In principle, microdialysis is a probe-based sampling method, which, if linked to analytical devices, allows for the measurement of drug concentration profiles in selected tissues. During the last two decades, microdialysis has become increasingly popular for preclinical and clinical pharmacokinetic studies.

The advantage of in vivo microdialysis over traditional methods relates to its ability to continuously sample the unbound drug fraction in the interstitial space fluid (ISF). This is of particular importance because the ISF may be regarded as the actual target compartment for many drugs, e.g. antimicrobial agents or other drugs mediating their action through surface receptors.

In contrast, plasma concentrations are increasingly recognized as inadequately predicting tissue drug concentrations and therapeutic success in many patient populations. Thus, the minimally invasive microdialysis technique has evolved into an important tool for the direct assessment of drug concentrations at the site of drug delivery in virtually all tissues.

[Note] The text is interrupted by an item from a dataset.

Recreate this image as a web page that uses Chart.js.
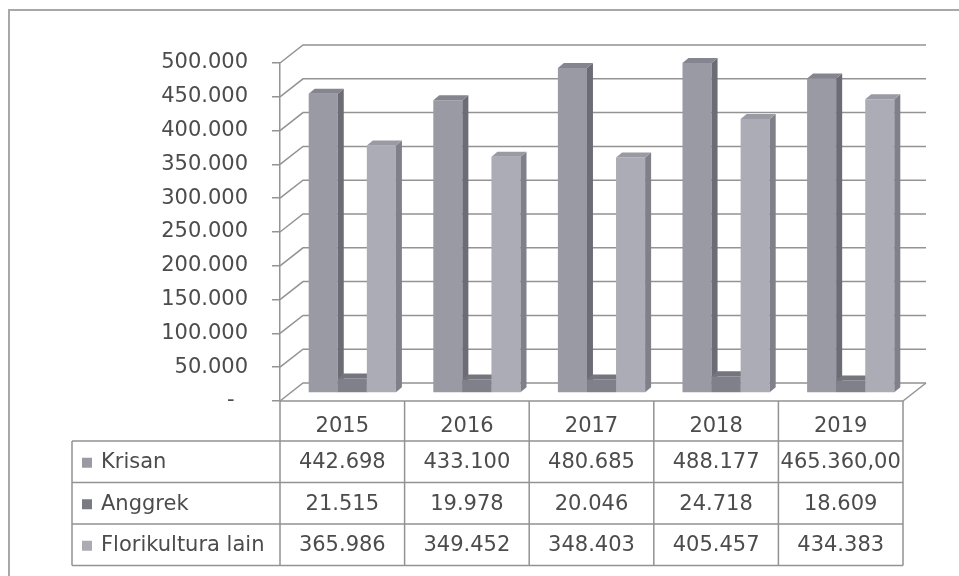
<!DOCTYPE html>
<html>
<head>
<meta charset="utf-8">
<script src="https://cdn.jsdelivr.net/npm/chart.js@4.4.0/dist/chart.umd.min.js"></script>
<style>
  html, body { margin: 0; padding: 0; background: #fff; }
</style>
</head>
<body>
<canvas id="myChart" width="959" height="576"></canvas>
<script>
var years = ['2015', '2016', '2017', '2018', '2019'];
var krisan = [442698, 433100, 480685, 488177, 465360];
var anggrek = [21515, 19978, 20046, 24718, 18609];
var florikultura = [365986, 349452, 348403, 405457, 434383];
var seriesNames = ['Krisan', 'Anggrek', 'Florikultura lain'];
// decimals written in the table cells, the last Krisan cell shows ",00"
var krisanDecimals = [0, 0, 0, 0, 2];
var yTicks = [0, 50000, 100000, 150000, 200000, 250000, 300000, 350000, 400000, 450000, 500000];

var FONT = '"DejaVu Sans", sans-serif';
var TEXT = '#4c4c4c';
var LINE = '#939393';
var DEPTH_X = 23, DEPTH_Y = -18;   // back wall offset
var BAR_X = 10, BAR_Y = -8;        // bars stand halfway into the floor
var SIDE_X = 6, SIDE_Y = -5;       // thickness of each bar
var HEADER_H = 40, ROW_H = 41.5, TABLE_LEFT = 72;

var front = ['#9a9aa5', '#80808b', '#acacb6'];
var side = ['#6c6c77', '#5e5e68', '#80808a'];
var top3d = ['#85858f', '#75757f', '#9a9aa4'];
var legendColors = ['#9a9aa2', '#7a7a82', '#ababb2'];

function fmt(v, dec) {
  var parts = v.toFixed(dec).split('.');
  var s = parts[0].replace(/\B(?=(\d{3})+(?!\d))/g, '.');
  return dec ? s + ',' + parts[1] : s;
}

var ctx = document.getElementById('myChart').getContext('2d');

var frame = {
  id: 'frame',
  beforeDraw: function (chart) {
    var c = chart.ctx;
    c.save();
    c.fillStyle = '#fff';
    c.fillRect(0, 0, chart.width, chart.height);
    c.strokeStyle = '#a8a8a8';
    c.lineWidth = 2;
    c.strokeRect(9, 10, 1000, 700);
    c.restore();
  }
};

// back wall, side wall and the bars with their side and top faces
var bars3d = {
  id: 'bars3d',
  beforeDatasetsDraw: function (chart) {
    var c = chart.ctx, area = chart.chartArea, y = chart.scales.y;
    c.save();
    c.strokeStyle = LINE;
    c.lineWidth = 1.5;
    yTicks.forEach(function (v) {
      var py = y.getPixelForValue(v);
      c.beginPath();
      c.moveTo(area.left, py);
      c.lineTo(area.left + DEPTH_X, py + DEPTH_Y);
      c.lineTo(area.right + DEPTH_X, py + DEPTH_Y);
      c.stroke();
    });
    c.beginPath();
    c.moveTo(area.right, area.bottom);
    c.lineTo(area.right + DEPTH_X, area.bottom + DEPTH_Y);
    c.stroke();
    c.restore();

    c.save();
    c.translate(BAR_X, BAR_Y);
    chart.data.datasets.forEach(function (ds, i) {
      var meta = chart.getDatasetMeta(i);
      meta.controller.draw();
      meta.data.forEach(function (el) {
        var p = el.getProps(['x', 'y', 'base', 'width'], true);
        var l = p.x - p.width / 2, r = p.x + p.width / 2;
        c.fillStyle = side[i];
        c.beginPath();
        c.moveTo(r, p.y);
        c.lineTo(r + SIDE_X, p.y + SIDE_Y);
        c.lineTo(r + SIDE_X, p.base + SIDE_Y);
        c.lineTo(r, p.base);
        c.closePath();
        c.fill();
        c.fillStyle = top3d[i];
        c.beginPath();
        c.moveTo(l, p.y);
        c.lineTo(l + SIDE_X, p.y + SIDE_Y);
        c.lineTo(r + SIDE_X, p.y + SIDE_Y);
        c.lineTo(r, p.y);
        c.closePath();
        c.fill();
      });
    });
    c.restore();
    return false;
  }
};

// data table under the floor
var dataTable = {
  id: 'dataTable',
  afterDraw: function (chart) {
    var c = chart.ctx, area = chart.chartArea, x = chart.scales.x;
    var colW = (area.right - area.left) / years.length;
    var rows = [krisan, anggrek, florikultura];
    var bodyTop = area.bottom + HEADER_H;
    var bottom = bodyTop + ROW_H * rows.length;
    c.save();
    c.strokeStyle = LINE;
    c.lineWidth = 1.5;
    c.beginPath();
    c.moveTo(area.left, area.bottom);
    c.lineTo(area.right, area.bottom);
    for (var k = 0; k <= rows.length; k++) {
      c.moveTo(TABLE_LEFT, bodyTop + k * ROW_H);
      c.lineTo(area.right, bodyTop + k * ROW_H);
    }
    c.moveTo(TABLE_LEFT, bodyTop);
    c.lineTo(TABLE_LEFT, bottom);
    for (var j = 0; j <= years.length; j++) {
      var bx = area.left + j * colW;
      c.moveTo(bx, area.bottom);
      c.lineTo(bx, bottom);
    }
    c.stroke();

    c.font = '21px ' + FONT;
    c.fillStyle = TEXT;
    c.textBaseline = 'middle';
    c.textAlign = 'center';
    years.forEach(function (yr, i) {
      c.fillText(yr, x.getPixelForValue(i), area.bottom + HEADER_H / 2 + 6);
    });
    rows.forEach(function (vals, r) {
      var cy = bodyTop + r * ROW_H + ROW_H / 2 + 1;
      vals.forEach(function (v, i) {
        var dec = r === 0 ? krisanDecimals[i] : 0;
        c.fillText(fmt(v, dec), x.getPixelForValue(i), cy);
      });
      c.fillStyle = legendColors[r];
      c.fillRect(TABLE_LEFT + 10, cy - 5, 10, 10);
      c.fillStyle = TEXT;
      c.textAlign = 'left';
      c.fillText(seriesNames[r], TABLE_LEFT + 29, cy);
      c.textAlign = 'center';
    });
    c.restore();
  }
};

var myChart = new Chart(ctx, {
  type: 'bar',
  data: {
    labels: years,
    datasets: [
      { label: seriesNames[0], data: krisan, backgroundColor: front[0] },
      { label: seriesNames[1], data: anggrek, backgroundColor: front[1] },
      { label: seriesNames[2], data: florikultura, backgroundColor: front[2] }
    ]
  },
  options: {
    responsive: false,
    animation: false,
    layout: { padding: { top: 63, right: 56, bottom: 175, left: 0 } },
    datasets: { bar: { categoryPercentage: 0.7, barPercentage: 1 } },
    scales: {
      x: { display: false, offset: true },
      y: {
        min: 0,
        max: 500000,
        afterFit: function (scale) { scale.width = 280; },
        afterBuildTicks: function (scale) {
          scale.ticks = yTicks.map(function (v) { return { value: v }; });
        },
        border: { display: true, color: LINE, width: 1.5 },
        grid: { drawOnChartArea: false, drawTicks: true, tickLength: 8, color: LINE, lineWidth: 1.5 },
        ticks: {
          padding: 24,
          color: TEXT,
          font: { family: FONT, size: 21 },
          callback: function (v) { return v === 0 ? '-  ' : fmt(v, 0); }
        }
      }
    },
    plugins: {
      legend: { display: false },
      tooltip: { enabled: false }
    }
  },
  plugins: [frame, bars3d, dataTable]
});
</script>
</body>
</html>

In particular, concentrations of transdermally applied drugs, neurotransmitters, antibacterials, cytotoxic agents, hormones, large molecules such as cytokines and proteins, and many other compounds were described by means of microdialysis.

The combined use of microdialysis with non-invasive imaging methods such as positron emission tomography and single photon emission tomography opened the window to exactly explore and describe the fate and pharmacokinetics of a drug in the body.

Linking pharmacokinetic data from the ISF to pharmacodynamic information appears to be a straightforward approach to predicting drug action and therapeutic success, and may be used for decision making for adequate drug administration and dosing regimens. Hence, microdialysis is nowadays used in clinical studies to test new drug candidates that are in the pharmaceutical industry drug development pipeline.